The report said the likelihood and severity of a shipping accident differ greatly across Canada. While the St. Lawrence River has the highest level of commercial marine accidents, they’re the least likely to lead to casualties or serious injuries. The Pacific Region has the highest level of shipping activity, but a relatively low risk profile.

“Clear Seas commissioned this report to build consensus on the scope and character of commercial marine shipping risks,” said its Executive Director Richard Wiefelspuett. “The report highlights a surprising lack of available data and research to fully understand the types, nature and causes of marine shipping risks, so we’ll use this report as a benchmark for future research to help fill the gap. A lack of data limits the understanding of marine shipping risks in Canada.”
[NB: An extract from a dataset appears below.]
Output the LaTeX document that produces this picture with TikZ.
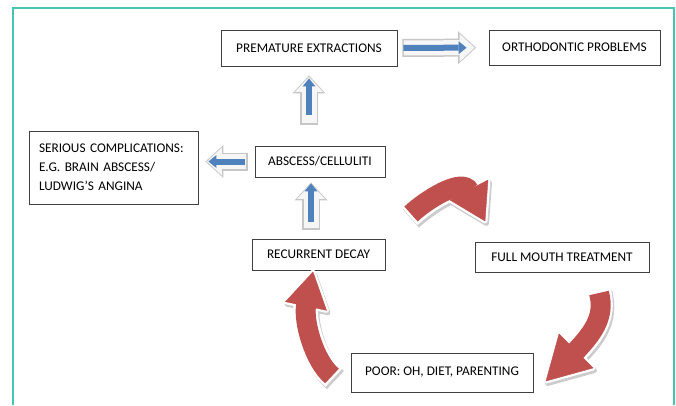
\documentclass[tikz,border=0pt]{standalone}
\usepackage{fontspec}
\setmainfont{Carlito}
\usetikzlibrary{arrows.meta}
\definecolor{frameteal}{RGB}{70,198,178}
\definecolor{cycred}{RGB}{192,80,77}
\definecolor{stepblue}{RGB}{79,129,189}
\tikzset{
    box/.style={draw=black!75, line width=0.9pt, fill=white, inner sep=0pt,
    	font=\fontsize{13.3}{19}\selectfont}
}
\tikzset{
    blkrim/.style={line width=18pt, draw=gray!45,
    	-{Triangle[width=33pt,length=18pt,line width=0pt]}},
    blkbody/.style={line width=15pt, draw=gray!7,
    	-{Triangle[width=28pt,length=15pt,line width=0pt]}},
    blkline/.style={line width=6pt, draw=stepblue,
    	-{Triangle[width=13pt,length=8pt,line width=0pt]}}
}
\tikzset{
    cycshade/.style={draw=gray!40, fill=gray!40, line join=round,
    	transform canvas={xshift=1.5pt, yshift=-2.5pt}},
    cycrim/.style={draw=white, fill=white, line join=round},
    cycred/.style={draw=cycred, fill=cycred}
}

\begin{document}
\begin{tikzpicture}[x=1pt, y=-1pt]
  \useasboundingbox (0,0) rectangle (676,405);
  \draw[frameteal, line width=1.4pt] (13,405) |- (674,8) -- (674,405);

  \node[box, minimum width=176pt, minimum height=36pt] (prem) at (309,48) {PREMATURE EXTRACTIONS};
  \node[box, minimum width=171pt, minimum height=35pt] (ortho) at (574.5,47.5) {ORTHODONTIC PROBLEMS};
  \node[box, minimum width=169pt, minimum height=73pt, text width=149pt, align=left,
    inner xsep=10pt] (compl) at (113.5,167.5) {SERIOUS COMPLICATIONS:\\ E.G. BRAIN ABSCESS/\\ LUDWIG’S ANGINA};
  \node[box, minimum width=130pt, minimum height=31pt] (absc) at (320,161.5) {ABSCESS/CELLULITI};
  \node[box, minimum width=133pt, minimum height=31pt] (decay) at (318.5,254.5) {RECURRENT DECAY};
  \node[box, minimum width=174pt, minimum height=30pt] (fmt) at (562,257) {FULL MOUTH TREATMENT};
  \node[box, minimum width=182pt, minimum height=39pt] (poor) at (442,372.5) {POOR: OH, DIET, PARENTING};

  % blue steps
  \draw[blkrim, shorten <=5pt, shorten >=12.5pt] (prem) -- (ortho);
  \draw[blkbody, shorten <=6.5pt, shorten >=14pt] (prem) -- (ortho);
  \draw[blkline, shorten <=6pt, shorten >=22pt] (prem) -- (ortho);

  \draw[blkrim, shorten <=21pt, shorten >=9pt] (prem.south |- absc.north) -- (prem.south);
  \draw[blkbody, shorten <=22.5pt, shorten >=10.5pt] (prem.south |- absc.north) -- (prem.south);
  \draw[blkline, shorten <=31pt, shorten >=12pt] (prem.south |- absc.north) -- (prem.south);

  \draw[blkrim, shorten <=9pt, shorten >=5pt] ([xshift=-7.5pt]decay.north) -- ([xshift=-7.5pt]decay.north |- absc.south);
  \draw[blkbody, shorten <=10.5pt, shorten >=6.5pt] ([xshift=-7.5pt]decay.north) -- ([xshift=-7.5pt]decay.north |- absc.south);
  \draw[blkline, shorten <=17pt, shorten >=6pt] ([xshift=-7.5pt]decay.north) -- ([xshift=-7.5pt]decay.north |- absc.south);

  \draw[blkrim, shorten <=7pt, shorten >=7pt] (absc.west) -- (absc.west -| compl.east);
  \draw[blkbody, shorten <=8.5pt, shorten >=8.5pt] (absc.west) -- (absc.west -| compl.east);
  \draw[blkline, shorten <=10pt, shorten >=10pt] (absc.west) -- (absc.west -| compl.east);

  % red cycle: tail, controls, head base, barbs and tip
  \coordinate (ctop-t) at (411,214); \coordinate (ctop-c1) at (426,200);
  \coordinate (ctop-c2) at (462,177); \coordinate (ctop-e) at (469,190);
  \coordinate (ctop-b1) at (488,180); \coordinate (ctop-p) at (485,221);
  \coordinate (ctop-b2) at (450,200);

  \coordinate (cright-t) at (599,293); \coordinate (cright-c1) at (606,318);
  \coordinate (cright-c2) at (590,336); \coordinate (cright-e) at (576,351);
  \coordinate (cright-b1) at (559,334); \coordinate (cright-p) at (546,381);
  \coordinate (cright-b2) at (593,368);

  \coordinate (cleft-t) at (332,376); \coordinate (cleft-c1) at (314,361);
  \coordinate (cleft-c2) at (303,320.7); \coordinate (cleft-e) at (306,306);
  \coordinate (cleft-b1) at (285.5,301.7); \coordinate (cleft-p) at (313,272);
  \coordinate (cleft-b2) at (326.5,310.3);

  \foreach \a in {ctop,cright,cleft} {
    \draw[cycshade, fill=none, line width=25pt, shorten <=-2.5pt] (\a-t) .. controls (\a-c1) and (\a-c2) .. (\a-e);
    \filldraw[cycshade, line width=5pt] (\a-b1) -- (\a-p) -- (\a-b2) -- cycle;
  }
  \foreach \a in {ctop,cright,cleft} {
    \draw[cycrim, fill=none, line width=25pt, shorten <=-2.5pt] (\a-t) .. controls (\a-c1) and (\a-c2) .. (\a-e);
    \filldraw[cycrim, line width=5pt] (\a-b1) -- (\a-p) -- (\a-b2) -- cycle;
  }
  \foreach \a in {ctop,cright,cleft} {
    \draw[cycred, fill=none, line width=20pt, shorten >=-1pt] (\a-t) .. controls (\a-c1) and (\a-c2) .. (\a-e);
    \fill[cycred] (\a-b1) -- (\a-p) -- (\a-b2) -- cycle;
  }
\end{tikzpicture}
\end{document}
Wiefelspuett added that “More research is needed to contribute to a fuller understanding of the factors that contribute to the regional variations in accident rates and severity. Characterizing and measuring the likelihood of commercial marine shipping accidents is dependent on accurate and complete data”. Currently data does not include causal information nor do they allow for risks to be characterized by stages of shipping.” He expects more insight into the industry’s performance and importance will come with the completion of the Council’s expert panel assessment on the social and economic value of commercial marine shipping in Canada. It was commissioned by the Clear Seas Centre and is due for release in 2017.

One vexatious area in maritime safety is information on oil spills, he added. The Canadian Coast Guard, spill response organizations and the insurance industry, “collect different data and there is no consistency or harmonization across data sets.” He urged the federal government to have Statistics Canada resume the collection of marine shipping stats, which it discontinued in 2011, he said. “As well, a single data repository of causes, types and impacts of incidents and accidents would allow for better risk characterization.”

Michael Broad, President of the Shipping Federation of Canada, said the Council’s report “lays the groundwork for future risk assessments.” He welcomed its emphasis on the safety culture that’s been injected into the business. Overall, the accident and incident rate has trended downward.” The risk posed by shipping in the Arctic because of a lack of detailed navigation charts also needed to be pointed out.”

Being able to demonstrate improved maritime safety is important to keeping public trust of the industry’s commitment to safety, Wiefelspuett said. “Of the many important findings in this report, we are very pleased with Council’s development of a framework that acknowledges the importance of social licence to operate. ”The ease “with which social licence can be gained will depend not just on the risk level, but also the broader risk perception of a given community.”

It is certainly a challenge to address misperceptions without accurate and up-to-date information, so we, as an industry, have to push hard to get that resolved, which I think is doable. But with the information we do have available, I think we can do a better job of communicating the story of the importance and benefits of commercial marine shipping to Canadians, while at the same time increasing our social license by openly and regularly engaging with coastal communities, indigenous groups and the public about the risks, whether real or perceived, and risk mitigation measures.”

The Angus Reid poll said Canadians feel overall confident that marine shipping is safe, but they have reservations about transporting oil in the Bay of Fundy and around B.C.’s south coast. “Canadians see Canada as a seafaring nation and have mostly positive views about shipping and its contribution to the country.” Coastal Canadians have stronger views about the industry’s safety than those who live far from the ocean or the Great Lakes, the pollster said. Then there is concern “that not enough attention is paid to them.”

“Canadians believe marine shipping makes an important – even critical –contribution to the economy, facilitates international trade and benefits coastal communities. Three-quarters (73 per cent) of Canadians rate the marine shipping industry and its activities as “generally safe” and another one-in-five (21 per cent) say it is “very safe” About 40 per cent expressed concern about movement of petroleum by water.

Among the conclusions in the Council’s report is acknowledgment that while Canada has a well-developed oil spill response regime, recent evidence has identified areas for needed improvement. Providing a timely response, particularly in remote areas, is one example. There is also a need for a hazardous or noxious substances preparedness and response regime across Canada, as well as further research into how these substances behave in a marine environment.

The report also said that because there are few maritime accidents in Canada, “much of the evidence on the environmental, economic, social, and health impacts comes from elsewhere. This evidence underscores the fact that large oil spills, because of the severity of their impact, present a significant risk to Canada. Environmental impacts, both immediate and longer term, can lead to a number of subsequent social, economic, and health impacts that increase the overall degree of risk associated with oil spills.”